Decomposing a vector into an arbitrary basis with cramer's rule with geometric interpretation, all intuitively. @wio

Answer 1

Suppose we have a vector x in some arbitrary basis a and b, not necessarily orthogonal or normal.\[\large \bar x=\alpha \bar a+\beta \bar b\] We can take the wedge product of this to get \[\large \bar x \wedge \bar a = (\alpha \bar a+\beta \bar b) \wedge \bar a = \beta (\bar b \wedge \bar a)\]\[\large \bar x \wedge \bar b = (\alpha \bar a+\beta \bar b) \wedge \bar b = \alpha (\bar a \wedge \bar b)\] So now we can rewrite x in terms of wedge products: \[\large \bar x = \frac{\bar x \wedge \bar b}{\bar a \wedge \bar b} \bar a + \frac{\bar x \wedge \bar a}{\bar b \wedge \bar a}\bar b\] It might not seem intuitively obvious yet until you draw a picture, but remember the wedge product is essentially the area, which is just the determinant. I'l draw a picture in a second.

Answer 2

Th point is that the ratio of areas of x wedge a and a wedge b is the same amount you need to multiply b by to get the projection of x on the b-axis.

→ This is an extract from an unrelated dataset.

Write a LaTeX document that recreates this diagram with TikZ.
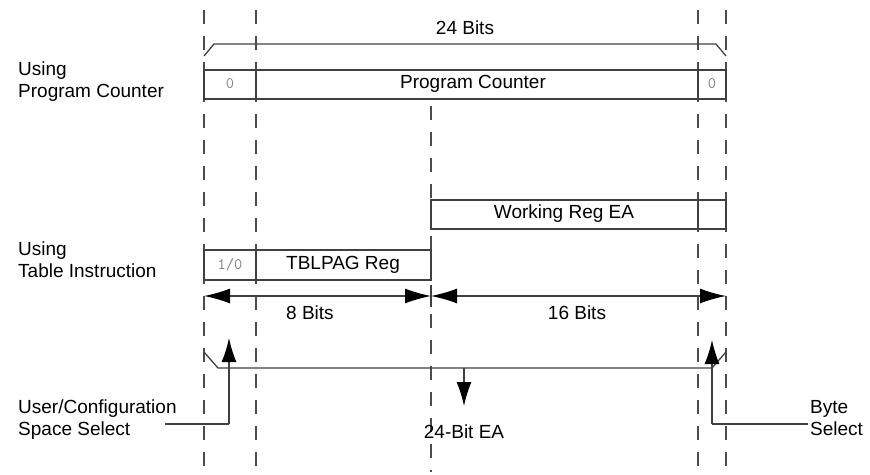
\documentclass[tikz,border=0pt]{standalone}
\usepackage{fontspec}
\setmainfont{Liberation Sans}
\usetikzlibrary{arrows.meta}
\begin{document}
\begin{tikzpicture}[x=1pt,y=-1pt,
  ln/.style={draw=black!75,line width=1.3pt},
  dsh/.style={draw=black!70,line width=1.3pt,dash pattern=on 14pt off 12pt},
  lbl/.style={font=\fontsize{19}{22}\selectfont,inner sep=0pt},
  lft/.style={lbl,anchor=north west,align=left},
  bit/.style={font=\fontsize{16}{18}\ttfamily\selectfont,text=black!50,inner sep=0pt},
  tip/.style={Latex[length=24pt,width=15pt,fill=black,color=black]},
  arr/.style={ln,-{Latex[length=24pt,width=15pt,color=black]}},
  darr/.style={ln,{Latex[length=26pt,width=15pt,color=black]}-{Latex[length=26pt,width=15pt,color=black]}}]
\useasboundingbox (0,0) rectangle (870,474);
\foreach \x in {204,256,698,726}{\draw[dsh] (\x,10) -- (\x,472);}
\draw[dsh] (431,106) -- (431,472);
% top bracket
\coordinate (t1) at (204,56); \coordinate (t2) at (716,44);
\draw[ln] (t1) -- (214,44) -- (t2) -- (726,56);
\node[lbl] (b24) at (465,28) {24 Bits};
% PC box
\draw[ln,fill=white] (204,70) rectangle (726,99);
\draw[ln] (256,70) -- (256,99) (698,70) -- (698,99);
\node[bit] (z1) at (230,84) {0};
\node[lbl] (pc) at (473,84) {Program Counter};
\node[bit] (z2) at (712,84) {0};
% Working reg
\draw[ln,fill=white] (431,200) rectangle (726,229);
\draw[ln] (698,200) -- (698,229);
\node[lbl] (wr) at (564,214) {Working Reg EA};
% TBLPAG
\draw[ln,fill=white] (204,250) rectangle (431,280);
\draw[ln] (256,250) -- (256,280);
\node[bit] (io) at (230,265) {1/0};
\node[lbl] (tp) at (343,265) {TBLPAG Reg};
% bit arrows
\coordinate (a0) at (204,296); \coordinate (a1) at (431,296); \coordinate (a2) at (726,296);
\draw[darr] (a0) -- (a1);
\draw[darr] (a1) -- (a2);
\draw[ln] (431,285) -- (431,307);
\node[lbl] (b8) at (310,313) {8 Bits};
\node[lbl] (b16) at (577,313) {16 Bits};
% bottom
\coordinate (m) at (464,368);
\draw[ln] (204,352) -- (218,368) -- (712,368) -- (726,352);
\coordinate (ea) at (464,406);
\draw[arr] (m) -- (ea);
\node[lbl] (eat) at (464,432) {24-Bit EA};
% user select
\coordinate (u0) at (165,424); \coordinate (u1) at (229,424); \coordinate (u2) at (229,338);
\draw[ln] (u0) -- (u1); \draw[arr] (u1) -- (u2);
\node[lft] (us) at (18,400) {User/Configuration\\Space Select};
% byte select
\coordinate (y0) at (808,424); \coordinate (y1) at (712,424); \coordinate (y2) at (712,340);
\draw[ln] (y0) -- (y1); \draw[arr] (y1) -- (y2);
\node[lft] (bs) at (810,400) {Byte\\Select};
\node[lft] (upc) at (18,62) {Using\\Program Counter};
\node[lft] (uti) at (18,242) {Using\\Table Instruction};
\end{tikzpicture}
\end{document}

You can kind of see how x wedge a and a wedge b are dividing out a while "kind of leaving" x/b behind, allowing you to divide out the magnitude of b making it a unit vector if that makes sense.

Keep in mind that this is also cramer's rule. I'm sure I can go further in explaining it, but play with it a second because it's quite powerful once you see it.